Backtracking Wang Tiler

This is a naïve algorithm which works as follows:

  • Place a tile at the origin.
  • Place successive tiles in a spiral: from the origin, move right, then down, then left, then up, then right again etc., keeping always adjacent to tiles that have previously been placed.
  • Before placing a tile, compute all the allowable possibilities for tiles at that position.
  • If there are no allowable possibilities, backtrack: change the previously-placed tile to the next allowable possibility for it ("retry" it) and continue; and if there are no more allowable possibilities for that previous tile, delete it and retry the tile previous to it, and so forth.

Given that Wang tiles do tile the plane (albeit aperiodically,) this will eventually generate a tiling.

However, it is incredibly efficient, for the following reason: it is entirely possible that it will lay down a "wall" against which it is impossible to place any series of Wang tiles, because it contains an "impossible spot." While trying to place tiles against this wall, it will keep hitting the "impossible spot" and backtracking, trying possibility after possibility until it backtracks all the way around the spiral and finally replaces the "impossible spot" with something not-impossible-to-tile-against.
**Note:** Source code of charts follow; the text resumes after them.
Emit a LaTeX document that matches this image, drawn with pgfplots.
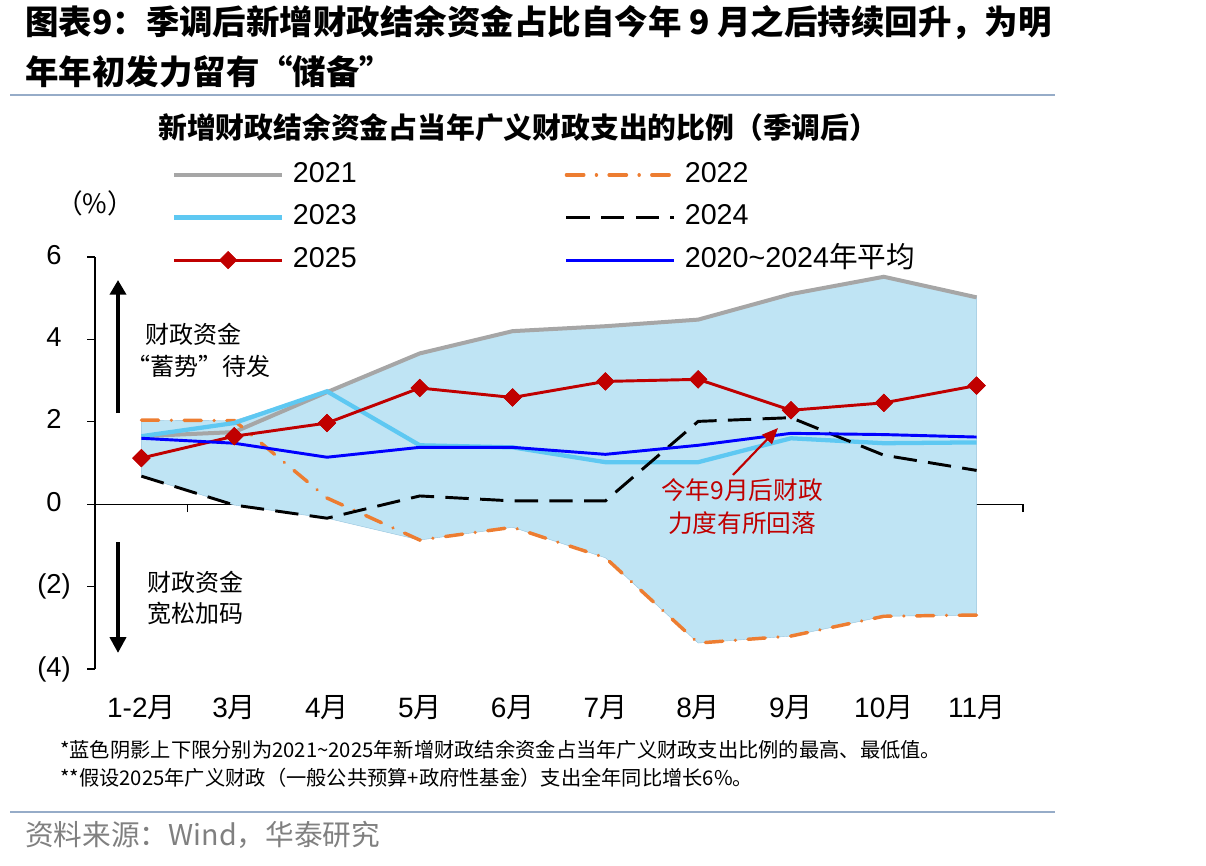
\documentclass[border=0pt]{standalone}
\usepackage{fontspec}
\setmainfont{Liberation Sans}
\newfontfamily\cjk{Noto Sans CJK SC}
\usepackage{pgfplots}
\pgfplotsset{compat=1.18}
\usetikzlibrary{arrows.meta}
\definecolor{c2021}{RGB}{166,166,166}
\definecolor{c2022}{RGB}{237,125,49}
\definecolor{c2023}{RGB}{94,200,242}
\definecolor{c2024}{RGB}{0,0,0}
\definecolor{c2025}{RGB}{192,0,0}
\definecolor{cavg}{RGB}{0,0,255}
\definecolor{shade}{RGB}{191,228,244}
\definecolor{shadeedge}{RGB}{150,196,222}
\definecolor{rulecol}{RGB}{150,172,200}
\definecolor{srcgrey}{RGB}{128,128,128}

\begin{document}
\begin{tikzpicture}[x=0.75pt,y=-0.75pt]
\useasboundingbox (0,0) rectangle (1206,866);
% titles
\node[anchor=west, inner sep=0pt, font=\cjk\bfseries\fontsize{25.1pt}{27pt}\selectfont] at (25,23) {图表9：季调后新增财政结余资金占比自今年 9 月之后持续回升，为明};
\node[anchor=west, inner sep=0pt, font=\cjk\bfseries\fontsize{25.1pt}{27pt}\selectfont] at (25,72) {年年初发力留有“储备”};
\draw[rulecol, line width=2pt] (10,95) -- (1055,95);
\node[anchor=west, inner sep=0pt, font=\cjk\bfseries\fontsize{21.6pt}{23pt}\selectfont] at (158,128) {新增财政结余资金占当年广义财政支出的比例（季调后）};
\node[inner sep=0pt, font=\cjk\fontsize{20pt}{22pt}\selectfont] at (95,203) {（\%）};

\begin{axis}[
  at={(71.25pt,-501.75pt)}, anchor=south west,
  scale only axis, width=696pt, height=309pt,
  xmin=-0.5, xmax=9.5, ymin=-4, ymax=6,
  axis x line=middle, axis y line=left,
  axis line style={-, black, line width=0.8pt},
  xtick={0,...,9},
  xticklabels={{1-2\cjk 月},{3\cjk 月},{4\cjk 月},{5\cjk 月},{6\cjk 月},{7\cjk 月},{8\cjk 月},{9\cjk 月},{10\cjk 月},{11\cjk 月}},
  major x tick style={draw=none},
  minor xtick={-0.5,0.5,...,9.5},
  minor x tick style={black, line width=0.8pt},
  minor tick length=6pt,
  ytick={-4,-2,0,2,4,6},
  yticklabels={(4),(2),0\phantom{)},2\phantom{)},4\phantom{)},6\phantom{)}},
  major tick length=6pt,
  tick align=outside,
  ytick style={black, line width=0.8pt},
  xticklabel style={font=\fontsize{21pt}{24pt}\selectfont, anchor=base, yshift=-153.75pt},
  yticklabel style={font=\fontsize{20.5pt}{24pt}\selectfont, anchor=east, inner sep=0pt, xshift=-12pt},
  clip=false,
  legend columns=2,
  legend cell align=left,
  legend style={
    at={(axis description cs:0.083,1.233)}, anchor=north west,
    draw=none, fill=none, inner sep=0pt, outer sep=0pt,
    font=\fontsize{21.5pt}{24pt}\selectfont,
    row sep=10.9pt,
    nodes={inner sep=0pt, text height=16pt, text depth=5pt},
    /tikz/every odd column/.append style={column sep=6.5pt},
    /tikz/every even column/.append style={column sep=156pt},
  },
  legend image code/.code={\draw[mark repeat=2,mark phase=2,#1] plot coordinates {(0pt,0pt) (40.5pt,0pt) (81pt,0pt)};},
]
% shaded envelope (max / min of 2021-2025)
\addplot[fill=shade, draw=shadeedge, line width=0.3pt, forget plot] coordinates {
 (0,2.04) (1,2.03) (2,2.74) (3,3.66) (4,4.20) (5,4.32) (6,4.48) (7,5.10) (8,5.52) (9,5.02)
 (9,-2.69) (8,-2.72) (7,-3.20) (6,-3.37) (5,-1.30) (4,-0.56) (3,-0.87) (2,-0.34) (1,-0.02) (0,0.68)} -- cycle;

\addplot[c2021, line width=3pt, mark=none] coordinates {
 (0,1.65) (1,1.75) (2,2.72) (3,3.66) (4,4.20) (5,4.32) (6,4.48) (7,5.10) (8,5.52) (9,5.02)};
\addlegendentry{2021}
\addplot[c2022, line width=2.6pt, line cap=round, dash pattern=on 13pt off 9.5pt on 0.01pt off 9.5pt, mark=none] coordinates {
 (0,2.04) (1,2.03) (2,0.15) (3,-0.87) (4,-0.56) (5,-1.30) (6,-3.37) (7,-3.20) (8,-2.72) (9,-2.69)};
\addlegendentry{2022}
\addplot[c2023, line width=3.2pt, mark=none] coordinates {
 (0,1.65) (1,1.97) (2,2.74) (3,1.43) (4,1.38) (5,1.02) (6,1.02) (7,1.60) (8,1.48) (9,1.50)};
\addlegendentry{2023}
\addplot[c2024, line width=2.2pt, dash pattern=on 17.5pt off 8.5pt, mark=none] coordinates {
 (0,0.68) (1,-0.02) (2,-0.34) (3,0.20) (4,0.08) (5,0.08) (6,2.01) (7,2.10) (8,1.19) (9,0.82)};
\addlegendentry{2024}
\addplot[c2025, line width=2.2pt, mark=square*, mark size=4.6pt, mark options={solid, rotate=45, line width=0.5pt, fill=c2025, draw=c2025}] coordinates {
 (0,1.12) (1,1.65) (2,1.97) (3,2.82) (4,2.59) (5,2.98) (6,3.03) (7,2.28) (8,2.46) (9,2.88)};
\addlegendentry{2025}
\addplot[cavg, line width=2.2pt, mark=none] coordinates {
 (0,1.60) (1,1.48) (2,1.14) (3,1.38) (4,1.38) (5,1.21) (6,1.43) (7,1.72) (8,1.69) (9,1.63)};
\addlegendentry{2020\textasciitilde 2024{\cjk 年平均}}
% diamonds on top
\addplot[c2025, draw=none, mark=square*, mark size=4.6pt, mark options={solid, rotate=45, line width=0.5pt, fill=c2025, draw=c2025}, forget plot] coordinates {
 (0,1.12) (1,1.65) (2,1.97) (3,2.82) (4,2.59) (5,2.98) (6,3.03) (7,2.28) (8,2.46) (9,2.88)};
\end{axis}

% annotations
\draw[line width=3pt, -{Triangle[width=12pt,length=11pt]}] (118,413) -- (118,280);
\draw[line width=3pt, -{Triangle[width=12pt,length=12pt]}] (118,542) -- (118,653);
\node[anchor=west, inner sep=0pt, font=\cjk\fontsize{18pt}{20pt}\selectfont] at (145,334) {财政资金};
\node[anchor=west, inner sep=0pt, font=\cjk\fontsize{18pt}{20pt}\selectfont] at (126,366) {“蓄势”待发};
\node[anchor=west, inner sep=0pt, font=\cjk\fontsize{18pt}{20pt}\selectfont] at (147,582) {财政资金};
\node[anchor=west, inner sep=0pt, font=\cjk\fontsize{18pt}{20pt}\selectfont] at (147,613) {宽松加码};
\node[inner sep=0pt, text=c2025, font=\cjk\fontsize{18.5pt}{20pt}\selectfont] at (742,490) {今年9月后财政};
\node[inner sep=0pt, text=c2025, font=\cjk\fontsize{18.5pt}{20pt}\selectfont] at (742,523) {力度有所回落};
\draw[c2025, line width=1.6pt, -{Triangle[width=10pt,length=12pt]}] (733,475) -- (778,428);

% footnotes
\node[anchor=west, inner sep=0pt, font=\cjk\fontsize{15.2pt}{17pt}\selectfont] at (60,750) {*蓝色阴影上下限分别为2021\textasciitilde 2025年新增财政结余资金占当年广义财政支出比例的最高、最低值。};
\node[anchor=west, inner sep=0pt, font=\cjk\fontsize{15.2pt}{17pt}\selectfont] at (60,778) {**假设2025年广义财政（一般公共预算+政府性基金）支出全年同比增长6\%。};
\draw[rulecol, line width=2pt] (10,812) -- (1055,812);
\node[anchor=west, inner sep=0pt, text=srcgrey, font=\cjk\fontsize{21.5pt}{23pt}\selectfont] at (25,835) {资料来源：Wind，华泰研究};
\end{tikzpicture}
\end{document}
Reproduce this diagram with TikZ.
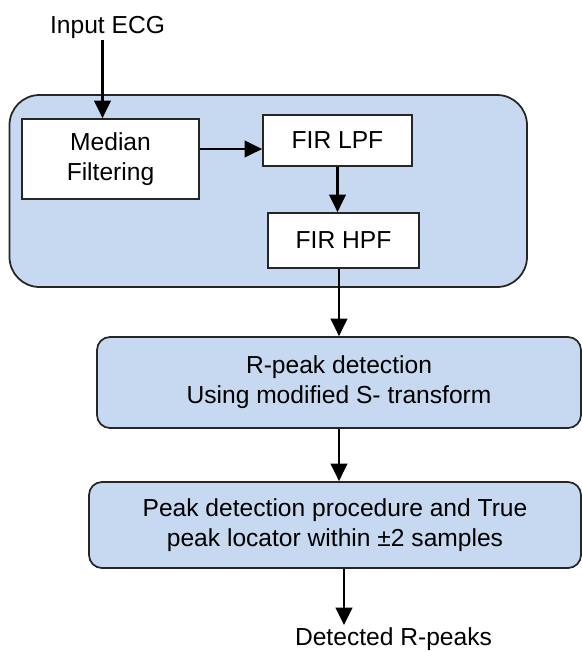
\documentclass[tikz,border=0pt]{standalone}
\usepackage{fontspec}
\setmainfont{Liberation Sans}
\usetikzlibrary{arrows.meta}
\definecolor{boxblue}{RGB}{198,217,240}

\begin{document}
\begin{tikzpicture}[>={Triangle[length=10pt,width=9.5pt]},
  textstyle/.style={black, align=center, font=\fontsize{14}{17}\selectfont},
  blockstyle/.style={textstyle, draw=black!85, line width=1pt, fill=white, inner sep=0pt},
  stagestyle/.style={draw=black!85, line width=1pt, fill=boxblue, rounded corners=0.6cm, inner sep=0pt},
  stepboxstyle/.style={textstyle, draw=black!85, line width=1pt, fill=boxblue, rounded corners=0.26cm, inner sep=0pt}]
  \useasboundingbox (0,0) rectangle (11.64,-13.04);

  % pre-processing stage
  \node [stagestyle, minimum width=10.35cm, minimum height=3.84cm] (Stage) at (5.365,-3.82) {};
  \node [textstyle, anchor=base, inner sep=1pt] (InputECG) at (2.15,-0.66) {Input ECG};
  \node [blockstyle, minimum width=3.54cm, minimum height=1.6cm] (Median) at (2.21,-3.18) {Median\\Filtering};
  \node [blockstyle, minimum width=2.98cm, minimum height=1.02cm] (LPF) at (6.75,-2.81) {FIR LPF};
  \node [blockstyle, minimum width=3.02cm, minimum height=1.1cm] (HPF) at (6.87,-4.81) {FIR HPF};
  \draw [->, line width=1.4pt] ([xshift=-0.1cm]InputECG.south) -- ([xshift=-0.1cm]InputECG.south |- Median.north);
  \draw [->, line width=1.4pt] ([yshift=0.2cm]Median.east) -- ([yshift=0.2cm]Median.east -| LPF.west);
  \draw [->, line width=1.4pt] (LPF.south) -- (LPF.south |- HPF.north);

  % detection
  \node [stepboxstyle, minimum width=9.68cm, minimum height=1.82cm] (RPeak) at (6.78,-7.65) {R-peak detection\\Using modified S- transform};
  \node [stepboxstyle, minimum width=9.84cm, minimum height=1.72cm] (PeakLoc) at (6.7,-10.5) {Peak detection procedure and True\\peak locator within ±2 samples};
  \node [textstyle, anchor=base, inner sep=1pt] (Output) at (7.87,-12.9) {Detected R-peaks};
  \draw [->, line width=1.4pt] (RPeak.north |- HPF.south) -- (RPeak.north);
  \draw [->, line width=1.4pt] (RPeak.south) -- (RPeak.south |- PeakLoc.north);
  \draw [->, line width=1.4pt] ([xshift=0.18cm]PeakLoc.south) -- ([xshift=0.18cm]PeakLoc.south |- Output.north);
\end{tikzpicture}
\end{document}
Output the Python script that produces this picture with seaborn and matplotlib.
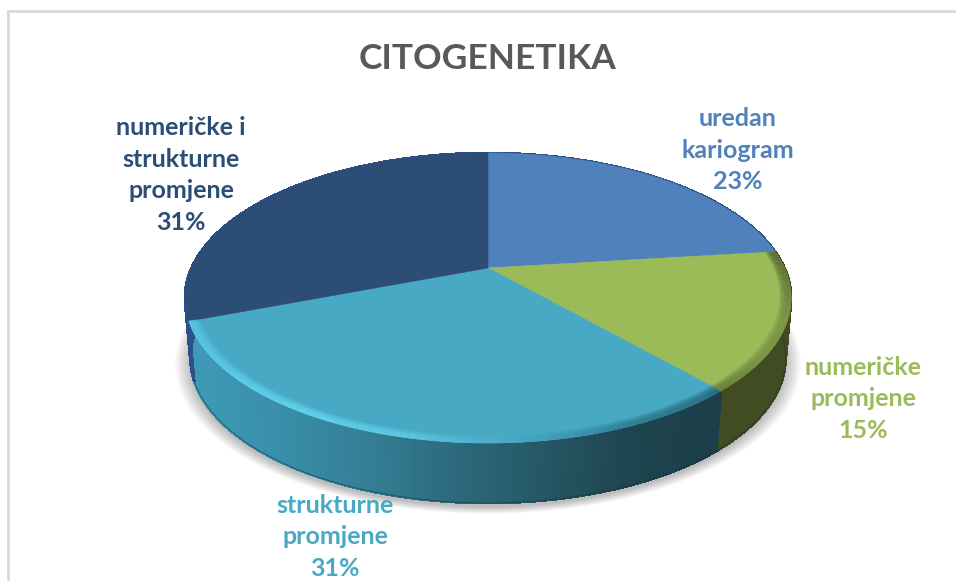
import numpy as np
import seaborn as sns
import matplotlib
matplotlib.use("Agg")
import matplotlib.pyplot as plt
from matplotlib.collections import PolyCollection
from matplotlib.colors import LinearSegmentedColormap
from matplotlib.transforms import Transform

# Data
title = "CITOGENETIKA"
categories = ["uredan\nkariogram", "numeričke\npromjene", "strukturne\npromjene", "numeričke i\nstrukturne\npromjene"]
counts = [3, 2, 4, 4]
colors = ["#4f81bd", "#9bbb59", "#48a9c5", "#2c4d75"]

sns.set_theme(style="white")
plt.rcParams["font.family"] = ["Lato", "DejaVu Sans"]
palette = sns.color_palette(colors)

# pie geometry in pixels
cx, cy = 488, 268
k = 0.207
a, b = 138.8, 296.5
depth = 60
shrink = 0.982


class Perspective(Transform):
    input_dims = 2
    output_dims = 2

    def __init__(self, dy=0, scale=1.0):
        super().__init__()
        self.dy = dy
        self.scale = scale

    def transform_non_affine(self, values):
        pts = np.asarray(values, dtype=float)
        d = 1 + k * pts[:, 1]
        return np.column_stack([cx + self.scale * b * pts[:, 0] / d, cy + self.dy - a * pts[:, 1] / d])


top = Perspective()
bottom = Perspective(depth, shrink)

fig, ax = plt.subplots(figsize=(9.56, 5.81), dpi=100)
fig.subplots_adjust(0, 0, 1, 1)

fractions = np.array(counts) / sum(counts)
edges = np.concatenate([[0], np.cumsum(fractions)])

wedges, _ = ax.pie(counts, colors=palette, startangle=90, counterclock=False, radius=1, frame=False)
ax.set_aspect("auto")
ax.set_xlim(0, 956)
ax.set_ylim(581, 0)
ax.axis("off")
for w, c in zip(wedges, palette):
    w.set_transform(top + ax.transData)
    w.set_edgecolor(c)
    w.set_linewidth(0.4)
    w.set_zorder(5)


def unit(fr):
    ang = np.pi / 2 - 2 * np.pi * np.asarray(fr)
    return np.column_stack([np.cos(ang), np.sin(ang)])


# soft shadow under the pie
ring = unit(np.linspace(0, 1, 240))
for grow in np.linspace(1.0, 1.05, 10):
    pts = bottom.transform(ring * [grow, 1.0 + (grow - 1) * 0.6])
    ax.fill(pts[:, 0], pts[:, 1] + 4, color="black", alpha=0.028, lw=0, zorder=1)

# side wall, shaded along x
wall_maps = [
    LinearSegmentedColormap.from_list("w0", ["#2f5488", "#2f5488"]),
    LinearSegmentedColormap.from_list("w1", ["#3f4b22", "#3f4b22", "#414c23"]),
    LinearSegmentedColormap.from_list("w2", ["#3d9ab6", "#3a8ea9", "#347f96", "#2d6a7d", "#265866", "#1e4550", "#1c3f49"]),
    LinearSegmentedColormap.from_list("w3", ["#2a5288", "#2a5288"]),
]
for i, cmap in enumerate(wall_maps):
    fr = np.linspace(edges[i], edges[i + 1], 160)
    t = top.transform(unit(fr))
    d = bottom.transform(unit(fr))
    polys = [[t[j], t[j + 1], d[j + 1], d[j]] for j in range(len(fr) - 1)]
    shade = np.clip((t[:-1, 0] - 190) / (717 - 190), 0, 1)
    cols = cmap(shade)
    ax.add_collection(PolyCollection(polys, facecolors=cols, edgecolors=cols, linewidths=1.2,
                                     antialiaseds=False, zorder=3))

# dark rim under the wall
fr = np.linspace(edges[1], edges[3], 200)
d = bottom.transform(unit(fr))
ax.plot(d[:, 0], d[:, 1], color="#16323a", lw=0.8, alpha=0.5, zorder=4)

# bevel along the front of the top face
bevels = [
    (2, LinearSegmentedColormap.from_list("b2", ["#57c3df", "#5cc9e4", "#63d2ec", "#5ecbe5", "#48a9c5", "#327f96", "#2b6c80"])),
    (1, LinearSegmentedColormap.from_list("b1", ["#5e7035", "#6b7f3c", "#7d9447", "#7d9447", "#6b7f3c"])),
]
for i, cmap in bevels:
    fr = np.linspace(edges[i], edges[i + 1], 160)
    for inset, alpha in [(0.0, 1.0), (0.007, 0.9), (0.014, 0.7), (0.021, 0.45), (0.028, 0.2)]:
        inner = top.transform(unit(fr) * (1 - inset - 0.007))
        rim = top.transform(unit(fr) * (1 - inset))
        polys = [[rim[j], rim[j + 1], inner[j + 1], inner[j]] for j in range(len(fr) - 1)]
        if i == 2:
            shade = 1 - (fr[:-1] - edges[i]) / (edges[i + 1] - edges[i])
        else:
            shade = (fr[:-1] - edges[i]) / (edges[i + 1] - edges[i])
        cols = cmap(shade)
        cols[:, 3] = alpha
        ax.add_collection(PolyCollection(polys, facecolors=cols, edgecolors=cols, linewidths=0.3, zorder=6))

# labels
ax.text(488, 59, title, ha="center", va="center", fontsize=25.5, fontweight="bold", color="#595959", zorder=10)
label_xy = [(738, 150), (863, 399), (335, 537), (181, 175)]
for name, n, xy, c in zip(categories, fractions, label_xy, palette):
    ax.text(xy[0], xy[1], f"{name}\n{n * 100:.0f}%", ha="center", va="center", fontsize=18,
            fontweight="bold", color=c, linespacing=1.46, zorder=10)

# chart frame, cut off by the screenshot on two sides
ax.plot([8.5, 8.5, 956], [581, 10.5, 10.5], color="#d9d9d9", lw=2, solid_joinstyle="miter", zorder=0)

plt.savefig("out.png", dpi=100)
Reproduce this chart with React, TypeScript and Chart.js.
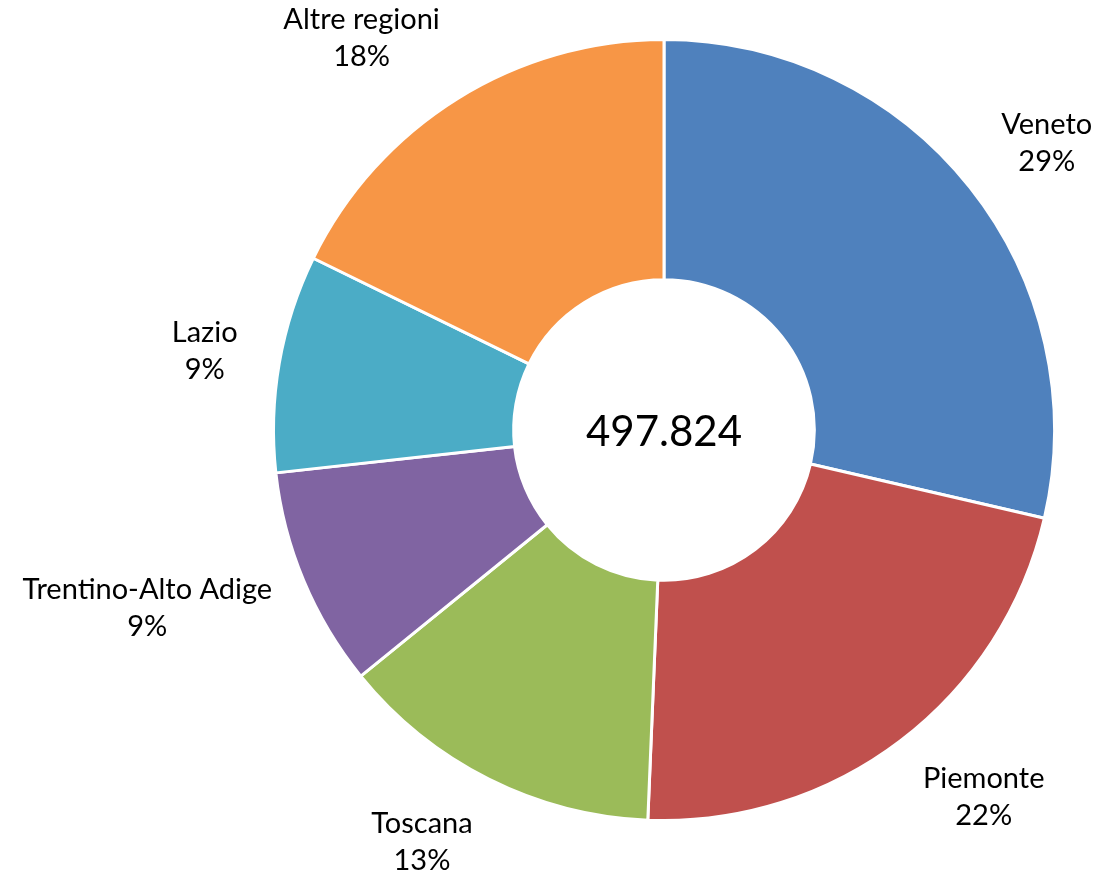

It is, however, interesting to watch.

This algorithm has been implemented in Javascript, using the yoob.js framework, depicting the tiles on an HTML5 canvas.

The implementation uses the 13 tiles given by Culik in 1996 (see article linked to above), but it would be quite easy to modify it to use any given set of tiles (even ones which tile periodically, for whatever it's worth.)

Other possible algorithms

Lookahead

It should be possible to refine the backtracking algorithm by adding some lookahead, and ensuring early that no "impossible spots" are created.

In a sense, if you could look ahead infinitely far, you wouldn't need to backtrack at all. Of course, that wouldn't be a practical algorithm; in fact, that strongly implies that you will always need backtracking (or something equivalent to it.)

Bogo-tile

It might be possible to use "reconciliation" instead of backtracking, in an algorithm something like:

  • Place the initial tile randomly.
  • Choose a random position adjacent to a placed tile.
  • Place a tile there.
  • If there are any tiles adjacent to it that don't match, delete them.
    • And if it is not possible to place a tile in that now-empty position, delete the tile you just placed.
  • Repeat from step 2.

Once a cluster of tiles do fit together, they will only be deleted starting from the edges. But assuming fits are more likely than clashes (are they??), such clusters would tend to grow, rather than shrink, and eventually tile the plane. (Shrinking is the equivalent to backtracking in this scheme.)

I expect this would be even less efficient than explicit backtracking. But it, too, might be interesting to watch. And it has the nice properties of being simpler and more "statistical".

Turing machine translation

This one should be obvious, since it's how Berger showed the domino problem is undecidable: since every Turing machine which does not halt corresponds to a possible Wang tiling, just pick a Turing machine which you know does not halt, and translate it into a tiling.

Thing is, I haven't looked at Berger's paper, and don't know if his translation from TM's to tilings (and back) is constructive. If it isn't, well, there's no easy algorithm to be had.

There is also the small complication that you'd have to prove that the Turing machine never halts, first. This isn't insurmountable; the Halting Problem is only undecidable in general, and given a particular TM, we can sometimes prove that it does not halt. But it does kind of place a practical limit on the number of tilings you could generate using this method.